The global investigation into the offshore accounts and companies by International Consortium of Investigative Journalists in the recently released Paradise Papers finds multiple mention in Organiser. One article mentions that after the revelation that 714 Indians named in the documents, the government “swiftly” switched into action, and “ordered a multi-agency probe, within hours of the eruption of names of 714 Indian entities”. The articles emphasise that mere presence of a corporate body or an individual’s name on the list does not necessarily mean malfeasance.
One article, though, mentions that Ziqitza Healthcare Ltd — a company linked to Sachin Pilot, Karti Chidambaram and former minister Vayalar Ravi’s son — is already under the scanner of Indian agencies. Similarly, the financial dealings between Vijay Mallya, Diageo and USL were also being probed.
Another article says that while Minister of State Jayant Sinha is also named in the Paradise Papers, if one were to go by the “rule book” then transacting through a tax haven is not “illegal” if disclosed to relevant authorities. “If anyone named has done legitimate transactions through tax havens and it has been properly disclosed then there is no point sensationalising this leak,” the article says.
The articles also mention that round-tripping of money through tax havens is also a problem and how governments across the world are trying to bring more transparency to check the issues of tax avoidance and black money.
Organiser’s editorial also mentions Paradise Papers in passing, saying, “The greed and exploitation-based progress is leading us to regression. Unearthing of Panama and Paradise Papers is just tip of the iceberg of this mindless model of development.”
Organiser’s cover story continues the magazine’s focus on the former ruler of Mysore, Tipu Sultan. It starts by saying that “Marxist historians, media and successive governments for the sake of appeasing their vote banks have hidden the atrocities carried out by Tipu on Kodavas and the people of Malabar.”
It states that Kodavas are regarded as one of the smallest communities in the world and Tipu’s “barbarism” is considered as the reason for it. Between 1760 and 1790, the article claims Tipu destroyed over 600 temples across Kodagu and “massacred” or converted lakhs of Kodavas.

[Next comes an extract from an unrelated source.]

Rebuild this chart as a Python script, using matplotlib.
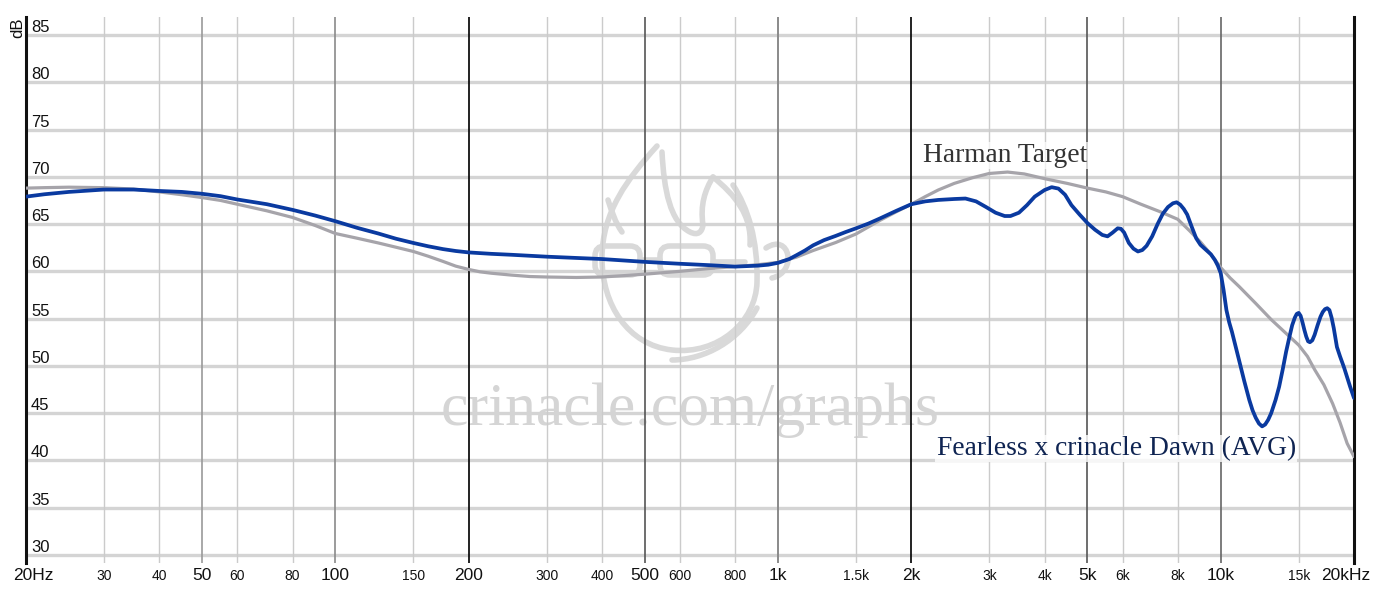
import matplotlib
matplotlib.use('Agg')
import matplotlib.pyplot as plt
from matplotlib.path import Path
from matplotlib.patches import PathPatch, FancyBboxPatch
from matplotlib.ticker import NullLocator

# ---------------- data ----------------
harman_freq = [20, 22, 25, 30, 35, 40, 45, 50, 55, 60, 70, 80, 90, 100, 112, 125, 137, 150,
               162, 175, 187, 200, 212, 225, 250, 275, 300, 350, 400, 450, 500, 600, 700,
               800, 900, 1000, 1100, 1200, 1350, 1500, 1700, 1850, 2000, 2150, 2300, 2500,
               2750, 3000, 3300, 3600, 4000, 4500, 5000, 5500, 6000, 6600, 7300, 8000,
               8500, 9000, 9500, 10000, 10500, 11000, 12000, 13000, 14000, 15000, 15700,
               16300, 17100, 17900, 18600, 19300, 20000]
harman_db = [68.8, 68.85, 68.9, 68.85, 68.7, 68.4, 68.1, 67.8, 67.5, 67.1, 66.4, 65.7, 64.85,
             64.0, 63.5, 63.0, 62.55, 62.1, 61.6, 61.05, 60.55, 60.2, 59.95, 59.8, 59.6,
             59.45, 59.4, 59.35, 59.4, 59.55, 59.7, 60.0, 60.3, 60.5, 60.7, 60.95, 61.5,
             62.2, 63.05, 63.95, 65.4, 66.3, 67.1, 67.9, 68.6, 69.3, 69.9, 70.35, 70.5, 70.3,
             69.8, 69.3, 68.8, 68.4, 67.9, 67.1, 66.3, 65.5, 64.3, 63.1, 61.8, 60.4, 59.3,
             58.4, 56.6, 54.9, 53.5, 52.2, 51.0, 49.6, 48.0, 46.0, 44.0, 41.8, 40.4]

dawn_freq = [20, 22, 25, 30, 35, 40, 45, 50, 55, 60, 70, 80, 90, 100, 112, 125, 137, 150,
             162, 175, 187, 200, 225, 250, 300, 400, 500, 600, 700, 800, 900, 950, 1000,
             1060, 1100, 1150, 1200, 1270, 1350, 1420, 1500, 1600, 1700, 1850, 2000, 2150,
             2300, 2500, 2650, 2800, 2950, 3100, 3250, 3350, 3500, 3650, 3800, 4000, 4150,
             4300, 4450, 4600, 4800, 5000, 5200, 5400, 5550, 5700, 5850, 5950, 6050, 6200,
             6350, 6500, 6650, 6800, 7000, 7200, 7400, 7600, 7800, 7950, 8100, 8250, 8400,
             8600, 8800, 9000, 9300, 9500, 9700, 9850, 10000, 10150, 10300, 10450, 10600,
             10800, 11000, 11300, 11600, 11800, 12000, 12200, 12400, 12600, 12800, 13000,
             13300, 13550, 13800, 14050, 14300, 14500, 14700, 14850, 15000, 15150, 15300,
             15450, 15600, 15750, 15900, 16100, 16300, 16550, 16800, 17000, 17200, 17400,
             17600, 17800, 18000, 18300, 18600, 19000, 19300, 19600, 20000]
dawn_db = [67.9, 68.15, 68.4, 68.65, 68.65, 68.5, 68.4, 68.2, 67.95, 67.6, 67.1, 66.5, 65.9,
           65.3, 64.6, 64.0, 63.45, 63.0, 62.65, 62.35, 62.15, 62.0, 61.85, 61.75, 61.55,
           61.3, 61.0, 60.8, 60.65, 60.5, 60.6, 60.7, 60.9, 61.3, 61.7, 62.2, 62.75, 63.3,
           63.75, 64.15, 64.55, 65.05, 65.6, 66.4, 67.1, 67.4, 67.55, 67.65, 67.7, 67.4,
           66.8, 66.2, 65.85, 65.85, 66.2, 67.0, 67.9, 68.6, 68.9, 68.75, 68.1, 67.0, 66.0,
           65.1, 64.4, 63.85, 63.7, 64.1, 64.55, 64.5, 64.1, 63.0, 62.4, 62.1, 62.25, 62.7,
           63.7, 65.0, 66.1, 66.8, 67.2, 67.3, 67.05, 66.6, 66.0, 64.7, 63.5, 62.8, 62.2,
           61.8, 61.2, 60.6, 59.8, 58.0, 55.9, 54.6, 53.6, 52.1, 50.6, 48.4, 46.4, 45.3,
           44.5, 43.9, 43.6, 43.8, 44.3, 45.0, 46.4, 47.8, 49.6, 51.5, 53.1, 54.3, 55.1,
           55.5, 55.6, 55.3, 54.6, 53.8, 53.1, 52.6, 52.5, 52.7, 53.3, 54.3, 55.2, 55.7,
           56.0, 56.1, 55.9, 55.1, 54.0, 52.0, 51.0, 49.8, 48.8, 47.8, 46.6]

db_ticks = [30, 35, 40, 45, 50, 55, 60, 65, 70, 75, 80, 85]
major_freqs = [20, 50, 100, 200, 500, 1000, 2000, 5000, 10000, 20000]
major_labels = ['20Hz', '50', '100', '200', '500', '1k', '2k', '5k', '10k', '20kHz']
minor_freqs = [30, 40, 60, 80, 150, 300, 400, 600, 800, 1500, 3000, 4000, 6000, 8000, 15000]
minor_labels = ['30', '40', '60', '80', '150', '300', '400', '600', '800', '1.5k', '3k',
                '4k', '6k', '8k', '15k']

target_name = 'Harman Target'
iem_name = 'Fearless x crinacle Dawn (AVG)'
watermark = 'crinacle.com/graphs'

# ---------------- figure ----------------
W, H = 1380, 596
fig = plt.figure(figsize=(W / 100, H / 100), dpi=100, facecolor='white')

# overlay (pixel coordinates) for watermark / logo
ov = fig.add_axes([0, 0, 1, 1], zorder=0)
ov.set_xlim(0, W)
ov.set_ylim(H, 0)
ov.axis('off')

ax = fig.add_axes([26 / W, 33 / H, 1328 / W, 546 / H], zorder=1)
ax.patch.set_alpha(0)
ax.set_xscale('log')
ax.set_xlim(20, 20000)
ax.set_ylim(29.15, 86.9)
ax.xaxis.set_major_locator(NullLocator())
ax.xaxis.set_minor_locator(NullLocator())
ax.yaxis.set_major_locator(NullLocator())
ax.yaxis.set_minor_locator(NullLocator())
for s in ['top', 'bottom']:
    ax.spines[s].set_visible(False)
for s in ['left', 'right']:
    ax.spines[s].set_color('#111111')
    ax.spines[s].set_linewidth(2.2)

# horizontal grid
for d in db_ticks:
    ax.axhline(d, color='#d4d4d4', lw=2.4, zorder=1)

# vertical grid
dark_style = {50: ('#9a9a9a', 1.2), 100: ('#8a8a8a', 1.2), 200: ('#111111', 1.3),
              500: ('#555555', 1.2), 1000: ('#8a8a8a', 1.4), 2000: ('#111111', 1.3),
              5000: ('#555555', 1.2), 10000: ('#666666', 1.2)}
for f in major_freqs[1:-1]:
    c, w = dark_style[f]
    ax.axvline(f, color=c, lw=w, zorder=1.5)
for f in minor_freqs:
    ax.axvline(f, color='#cbcbcb', lw=1.0, zorder=1.5)

# curves
ax.plot(harman_freq, harman_db, color='#a6a4aa', lw=2.3, zorder=3, solid_capstyle='round',
        solid_joinstyle='round')
ax.plot(dawn_freq, dawn_db, color='#0a3aa0', lw=2.7, zorder=4, solid_capstyle='round',
        solid_joinstyle='round')

# tick labels
sans = ['Liberation Sans', 'DejaVu Sans']
serif = ['Liberation Serif', 'DejaVu Serif']
for i, (f, lab) in enumerate(zip(major_freqs, major_labels)):
    dx = 0
    if i == 0:
        dx = 7
    elif i == len(major_freqs) - 1:
        dx = -8
    ax.annotate(lab, xy=(f, 0), xycoords=('data', 'axes fraction'),
                xytext=(dx * 0.72, -5 * 0.72), textcoords='offset points',
                ha='center', va='top', fontsize=12.5, family=sans, color='#111111',
                annotation_clip=False)
for f, lab in zip(minor_freqs, minor_labels):
    ax.annotate(lab, xy=(f, 0), xycoords=('data', 'axes fraction'),
                xytext=(0, -6.5 * 0.72), textcoords='offset points',
                ha='center', va='top', fontsize=10, family=sans, color='#111111',
                annotation_clip=False)
for d in db_ticks:
    ax.annotate(str(d), xy=(0, d), xycoords=('axes fraction', 'data'),
                xytext=(5 * 0.72, 3 * 0.72), textcoords='offset points',
                ha='left', va='baseline', fontsize=12, family=sans, color='#111111',
                annotation_clip=False)
ov.text(17.5, 28, 'dB', rotation=90, ha='center', va='center', fontsize=12,
        family=sans, color='#111111')

# curve labels
ax.text(2120, 71.57, target_name, ha='left', va='baseline', fontsize=19.8,
        family=serif, color='#333333', zorder=5,
        bbox=dict(facecolor='white', alpha=0.7, edgecolor='none', pad=1))
ax.text(2284, 40.58, iem_name, ha='left', va='baseline', fontsize=19.8,
        family=serif, color='#0f2452', zorder=5,
        bbox=dict(facecolor='white', alpha=0.8, edgecolor='none', pad=1))

# watermark text
ov.text(690, 425, watermark, ha='center', va='baseline', fontsize=44.5,
        family=serif, color='#d5d5d5')

# logo (rough sketch of the watermark emblem)
logo_col = '#d9d9d9'
M, L, C = Path.MOVETO, Path.LINETO, Path.CURVE4
paths = [
    ([(657, 146), (628, 178), (602, 212), (602, 258), (602, 305), (628, 345), (672, 350),
      (718, 355), (756, 322), (757, 282), (758, 240), (748, 208), (733, 185)],
     [M, C, C, C, C, C, C, C, C, C, C, C, C]),
    ([(662, 152), (664, 190), (670, 222), (690, 232), (698, 236), (702, 232), (703, 225),
      (700, 205), (705, 190), (713, 177)],
     [M, C, C, C, C, C, C, C, C, C]),
    ([(713, 177), (735, 195), (752, 215), (750, 245)], [M, C, C, C]),
    ([(608, 200), (612, 212), (615, 222), (622, 232)], [M, C, C, C]),
    ([(757, 308), (740, 340), (705, 360), (672, 360)], [M, C, C, C]),
    ([(766, 248), (790, 232), (798, 272), (772, 278)], [M, C, C, C]),
    ([(640, 260), (660, 260)], [M, L]),
    ([(713, 262), (745, 262)], [M, L]),
]
for verts, codes in paths:
    ov.add_patch(PathPatch(Path(verts, codes), facecolor='none', edgecolor=logo_col,
                           lw=4, capstyle='round'))
for (x0, y0, x1, y1) in [(595, 246, 640, 275), (660, 246, 713, 275)]:
    ov.add_patch(FancyBboxPatch((x0, y0), x1 - x0, y1 - y0,
                                boxstyle='round,pad=0,rounding_size=10',
                                facecolor='none', edgecolor=logo_col, lw=4))

fig.savefig('out.png', dpi=100, facecolor='white')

After losing to Kodava kings 31 times in 25 years, it says, Tipu sought revenge for his humiliation.
Further, the article says that Tipu wanted to abolish Kannada and introduced Persian language in his administration.
Calling him “an invader, a dictator, a coward and a tyrant”, it says the Congress regime celebrating “Kannada-hating” monarch’s birth anniversary in the state in the same month which also featured Karnataka’s founding day is ironical. “Glorifying such barbaric despots for political gains is an absolute shame and disgrace to humanity.”
A story in Panchajanya this week discusses the upcoming Gujarat elections. It states that when the Congress is using separatism and casteism to win the electoral battle in Gujarat, the BJP has made a place for itself in the hearts of Gujaratis through development.
Rahul Gandhi’s “unsuccessful” attempt to create a coalition with Hardik Patel, Alpesh Thakore and Jignesh Mewani, the article says, points towards the Congress’s attempt to create an alliance based on caste. The author says that the Congress believes that the caste communities of the these three leaders, which account for 60 per cent of Gujarat’s population, stands behind them. Through Rahul’s regular visits to temples recently, the author says, the Congress doesn’t want to be seen to close to Muslims and create polarisation among the Hindus because it believes it already has the state’s Muslims vote.
Comparing it to the BJP’s campaign, the author says Narendra Modi, Amit Shah and Vijay Rupani are all stressing on the politics of development.
The absence of common people in Rahul Gandhi’s rallies, the Congress’s manifesto of empty promises and its softness on terrorism and separatism has not gone down well with the state’s patriotic citizens, the article claims “They are appreciating the development work of Modi’s government in the Centre and Rupani’s government in the state. It is a question of Gujarat’s pride.”
Ease of Business
Panchajanya’s cover story looks at India’s improved rankings in World Bank’s Ease of Doing Business. The article mostly looks at the various parameters that the World Bank looks at while judging each country. The 10 parameters include, ease of starting a business, ease of getting loans, security of small investors, issues related to electricity, among others. The author then provides details for each of those points as to how doing business in India has improved in the last few years.
It states that economic and business experts know the significance of India jumping 30 places in the year’s rankings. Even though those who want to politicise will find issues in this too, the elevation of India’s business community, even if slow, it says, is beneficial for the country.